The second half of the equation – what best should precede the monumental 4th movement – has been, to my knowledge, under-addressed. What became obvious both to me and to the Philharmonia in preparing the work was a sense of rightness going from valedictory ending of the Andante into the oblivion of the initial augmented 6th chord with which the final movement begins. Rather than explain the why of it, which merely would reduce the effect to an equation of harmonic relationships, I ask the listener to experience it in this order.
I am intrigued by and have thought a lot about the messages Mahler seeks to convey to the listener in the 6th, particularly after the 1st movement, even as I am hesitant to “explain” what I see and hear in the score. That remains the challenge of every listener and student; to come to terms with Mahler’s language in his or her own way. I will venture that the initial tune of the last movement, removed from its underlying harmony, bears the imprint of heroism. The cut of the phrase, the expansiveness of its design, echoes similar ideas in his previous scores; it speaks to me of striving, of overcoming fate, of mankind’s ultimate ascendancy. But set over the no-man’s land of the A-Flat augmented 6th chord, the soaring line descends all too rapidly, losing faith in itself. Suddenly and dramatically bolstered by and reinforced in A Major, the heroic tone rises again, only to stumble on the all-too-familiar ½ step shift to the minor, to the beat of the ever-fateful drum cadence. The tragedy that unfolds over the next half hour is a journey that I, as a human and as a musician, approach with dread and awe. While the symphony ends on the darkest side of Mahler’s worldview, it ultimately describes another chapter in our quest for and failure to realize the best within the human spirit.
Mahler’s view would not remain so desperate and hopeless.
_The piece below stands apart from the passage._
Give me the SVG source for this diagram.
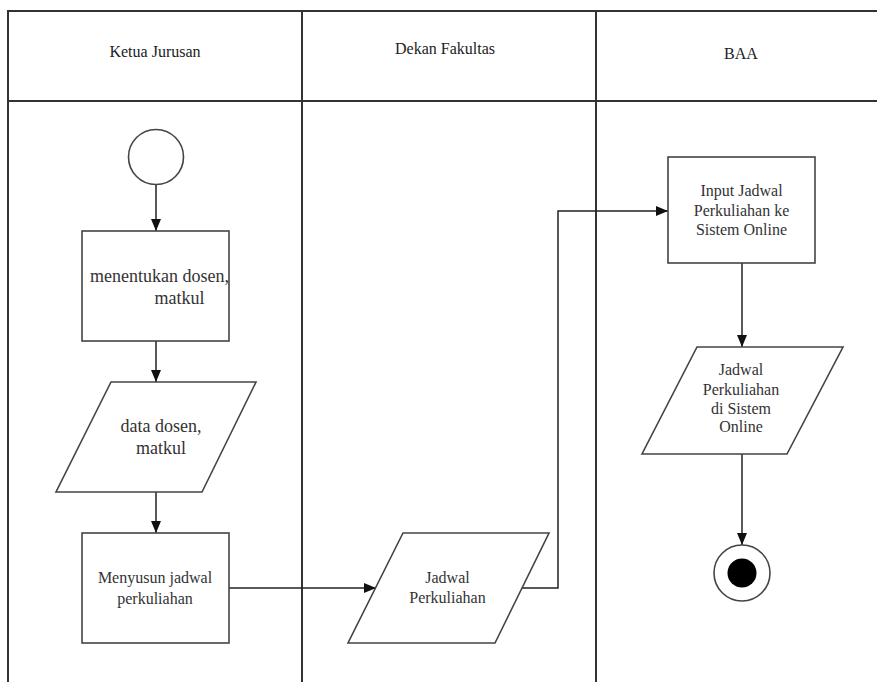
<svg xmlns="http://www.w3.org/2000/svg" width="877" height="682" viewBox="0 0 877 682">
  <style>
    .lane { fill: none; stroke: #333; stroke-width: 2; }
    .shape { fill: #fff; stroke: #444; stroke-width: 1.6; }
    .conn { fill: none; stroke: #222; stroke-width: 1.5; marker-end: url(#arrow); }
    text { font-family: 'Liberation Serif', 'Times New Roman', Times, 'DejaVu Serif', serif; text-anchor: middle; }
    .hdr { font-size: 16px; fill: #222; }
    .lbl { font-size: 16px; fill: #333; }
    .big { font-size: 18px; }
  </style>
  <defs>
    <marker id="arrow" markerUnits="userSpaceOnUse" markerWidth="12" markerHeight="12" viewBox="0 0 12 12" refX="12" refY="6" orient="auto">
      <path d="M0,1 L12,6 L0,11 Z" fill="#111"/>
    </marker>
  </defs>
  <rect width="877" height="682" fill="#fff"/>

  <!-- swimlane frame -->
  <g id="lanes">
    <path class="lane" d="M8,682 V11 H877"/>
    <path class="lane" d="M8,101 H877"/>
    <path class="lane" d="M302,11 V682"/>
    <path class="lane" d="M596,11 V682"/>
    <text class="hdr" x="155" y="57">Ketua Jurusan</text>
    <text class="hdr" x="445" y="54">Dekan Fakultas</text>
    <text class="hdr" x="741" y="59">BAA</text>
  </g>

  <!-- connectors -->
  <g id="connectors">
    <path class="conn" d="M156,185 V231"/>
    <path class="conn" d="M156,341 V382"/>
    <path class="conn" d="M156,492 V533"/>
    <path class="conn" d="M229,588 H376"/>
    <path class="conn" d="M522,588 H558 V211 H668"/>
    <path class="conn" d="M742,263 V347"/>
    <path class="conn" d="M742,454 V545"/>
  </g>

  <g id="start">
    <circle class="shape" cx="156" cy="157" r="27.5"/>
  </g>

  <g id="menentukan">
    <rect class="shape" x="82" y="231" width="147" height="110"/>
    <text class="lbl big" x="159.5" y="282">menentukan dosen,</text>
    <text class="lbl big" x="179.5" y="304">matkul</text>
  </g>

  <g id="data-dosen">
    <polygon class="shape" points="111,382 256,382 202,492 56,492"/>
    <text class="lbl big" x="161" y="432">data dosen,</text>
    <text class="lbl big" x="161" y="454">matkul</text>
  </g>

  <g id="menyusun">
    <rect class="shape" x="82" y="533" width="147" height="110"/>
    <text class="lbl" x="155" y="583">Menyusun jadwal</text>
    <text class="lbl" x="155" y="604">perkuliahan</text>
  </g>

  <g id="jadwal">
    <polygon class="shape" points="403,533 549,533 495,643 348,643"/>
    <text class="lbl" x="447.5" y="583">Jadwal</text>
    <text class="lbl" x="447.5" y="603">Perkuliahan</text>
  </g>

  <g id="input-jadwal">
    <rect class="shape" x="668" y="157" width="147" height="106"/>
    <text class="lbl" x="741.5" y="196">Input Jadwal</text>
    <text class="lbl" x="741.5" y="216">Perkuliahan ke</text>
    <text class="lbl" x="741.5" y="235">Sistem Online</text>
  </g>

  <g id="jadwal-online">
    <polygon class="shape" points="697,347 843,347 787,454 642,454"/>
    <text class="lbl" x="741" y="375">Jadwal</text>
    <text class="lbl" x="741" y="395">Perkuliahan</text>
    <text class="lbl" x="741" y="414">di Sistem</text>
    <text class="lbl" x="741" y="432">Online</text>
  </g>

  <g id="end">
    <circle class="shape" cx="742" cy="573" r="28"/>
    <circle cx="742" cy="573" r="14.5" fill="#000"/>
  </g>
</svg>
In the continuum of his oeuvre, the 6th will be followed by the mystery and magic of the 7th, the majesty and pageant of the 8th, the bittersweet musings on life and mortality of Das Lied von der Erde, and the ultimate symphonic statement that is the 9th. But at that moment in time, Mahler, at that premiere performance, knew only the extent of his terrifying vision for himself and perhaps for humanity. He could only see on the podium, laid out in the score before him, his trajectory for disaster; future triumphs were if anything a distant dream. Thus he chose, for whatever reason, to avoid what I consider the braver, more dramatic choice; the heroic choice. Heroism denied. We will never comprehend the why of his personal decision, but we are certainly entitled to question and to challenge it. And indeed, to reverse it, if just this once.